Judy Weeks-Rohner is an American politician who served as a member of the Utah House of Representatives from the 30th district. She is a member of the Republican Party.

== Political career ==

Before serving in the Utah State Legislature, Weeks-Rohner was a member of the Granite School Board. She also served as the liaison to the State Board of Education under Governor Mike Leavitt. In 2021, Weeks-Rohner led a signature-gathering effort to force a referendum on repealing a major tax reform package approved by the state legislature in 2019 which cut income taxes and increased a per-child exemption but increased taxes on "food, fuel and some services." However, the Legislature voted to repeal the tax reform bill before the referendum could take place.

After Craig Hall resigned his House seat to accept an appointment by Gov.
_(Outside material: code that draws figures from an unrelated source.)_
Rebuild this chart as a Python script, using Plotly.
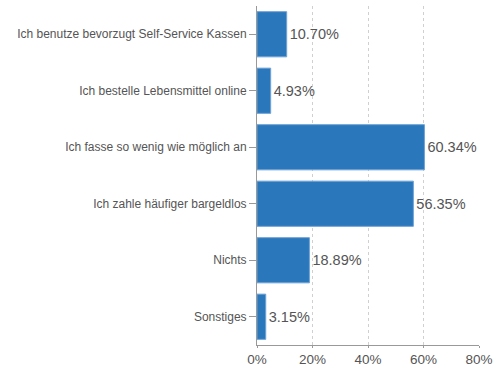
import plotly.graph_objects as go

antworten = ["Ich benutze bevorzugt Self-Service Kassen",
             "Ich bestelle Lebensmittel online",
             "Ich fasse so wenig wie möglich an",
             "Ich zahle häufiger bargeldlos",
             "Nichts",
             "Sonstiges"]
anteile = [10.70, 4.93, 60.34, 56.35, 18.89, 3.15]
x_ticks = [0, 20, 40, 60, 80]

fig = go.Figure(go.Bar(
    x=anteile, y=antworten, orientation="h",
    marker=dict(color="#2a77bc", line=dict(color="#6fa3d6", width=1)),
    text=[f"{v:.2f}%" for v in anteile],
    textposition="outside",
    textfont=dict(size=14.5, color="#555555"),
    cliponaxis=False,
))

fig.update_layout(
    width=496, height=366,
    margin=dict(l=257, r=17, t=6, b=21, autoexpand=False),
    paper_bgcolor="white", plot_bgcolor="white",
    font=dict(family="Liberation Sans, Arial, sans-serif", color="#555555"),
    bargap=0.2,
    showlegend=False,
)
fig.update_xaxes(
    range=[0, 80], tickvals=x_ticks, ticktext=[f"{t}%" for t in x_ticks],
    tickfont=dict(size=13.5, color="#555555"),
    showgrid=True, gridcolor="#d0d0d0", griddash="dot", gridwidth=1,
    showline=True, linecolor="#999999", linewidth=1,
    ticks="outside", ticklen=2, tickcolor="#999999",
    zeroline=False, automargin=False,
)
fig.update_yaxes(
    autorange="reversed",
    tickfont=dict(size=12, color="#555555"),
    showline=True, linecolor="#999999", linewidth=1,
    ticks="outside", ticklen=7, tickcolor="#999999",
    showgrid=False, automargin=False,
)

# browser default body margin would shift the figure by 8px
fig.write_html("out.html", config={"displayModeBar": False},
               post_script="document.body.style.margin='0';")
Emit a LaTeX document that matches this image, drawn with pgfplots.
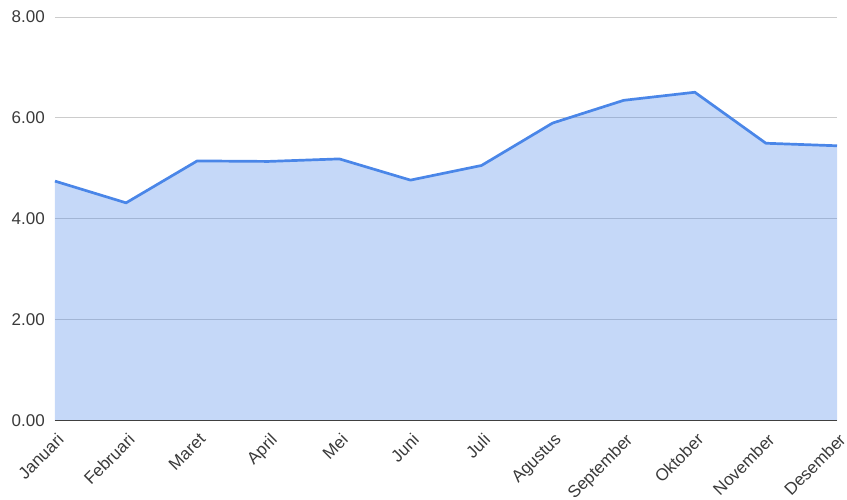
\documentclass[border=0pt]{standalone}
\usepackage{fontspec}
\setmainfont{Liberation Sans}
\usepackage{pgfplots}
\pgfplotsset{compat=1.18}
\definecolor{lineblue}{HTML}{4A86E8}
\definecolor{gridgray}{HTML}{CCCCCC}
\definecolor{labelgray}{HTML}{3A3A3A}
\begin{document}
\begin{tikzpicture}
\useasboundingbox (0,0) rectangle (847pt,500pt);
\begin{axis}[
  at={(55pt,79pt)}, anchor=south west,
  scale only axis, width=782pt, height=404pt,
  xmin=0, xmax=11, ymin=0, ymax=8,
  xtick={0,...,11},
  xticklabels={Januari,Februari,Maret,April,Mei,Juni,Juli,Agustus,September,Oktober,November,Desember},
  ytick={0,2,4,6,8},
  /pgf/number format/fixed, /pgf/number format/fixed zerofill,
  /pgf/number format/precision=2, /pgf/number format/assume math mode=true,
  tick label style={text=labelgray},
  xticklabel style={font=\fontsize{17}{19}\selectfont, xshift=1pt, yshift=-11pt, rotate=45, anchor=north east, inner sep=0pt},
  yticklabel style={font=\fontsize{17}{19}\selectfont, anchor=east, inner sep=0pt, xshift=-10pt},
  axis line style={draw=none},
  axis x line*=bottom, axis y line*=left,
  major tick length=0pt,
  ymajorgrids, grid style={gridgray, line width=1pt},
  clip=false,
]
\addplot[draw=none, fill=lineblue, fill opacity=0.32] coordinates {
(0,4.75) (1,4.32) (2,5.15) (3,5.14) (4,5.19) (5,4.77) (6,5.06) (7,5.90) (8,6.35) (9,6.51) (10,5.50) (11,5.45)
} \closedcycle;
\draw[color=black!75, line width=1pt] (axis cs:0,0) -- (axis cs:11,0);
\addplot[color=lineblue, line width=2.7pt, line join=round] coordinates {
(0,4.75) (1,4.32) (2,5.15) (3,5.14) (4,5.19) (5,4.77) (6,5.06) (7,5.90) (8,6.35) (9,6.51) (10,5.50) (11,5.45)
};
\end{axis}
\end{tikzpicture}
\end{document}
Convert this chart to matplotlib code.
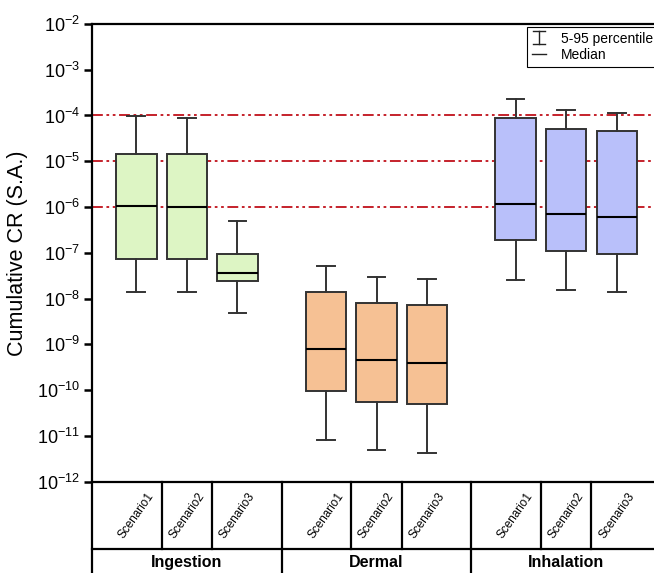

Spencer Cox to serve as a state judge, Weeks-Rohner ran to replace him and won the special election.

In the 2022 legislative session, Weeks-Rohner served on the Executive Offices and Criminal Justice Appropriations Subcommittee, House Education Committee, and the House Judiciary Committee.

In 2024, Weeks-Rohner unsuccessfully ran for a seat in the Utah Senate.

==Political positions==

===Tax policy===

Weeks-Rohner supports repealing the food tax in Utah. She criticized her fellow Republicans for not joining in supporting for the food tax repeal proposal by Rosemary Lesser, saying, "I think they’re listening to big businesses and corporations, and I want them to listen to the common man."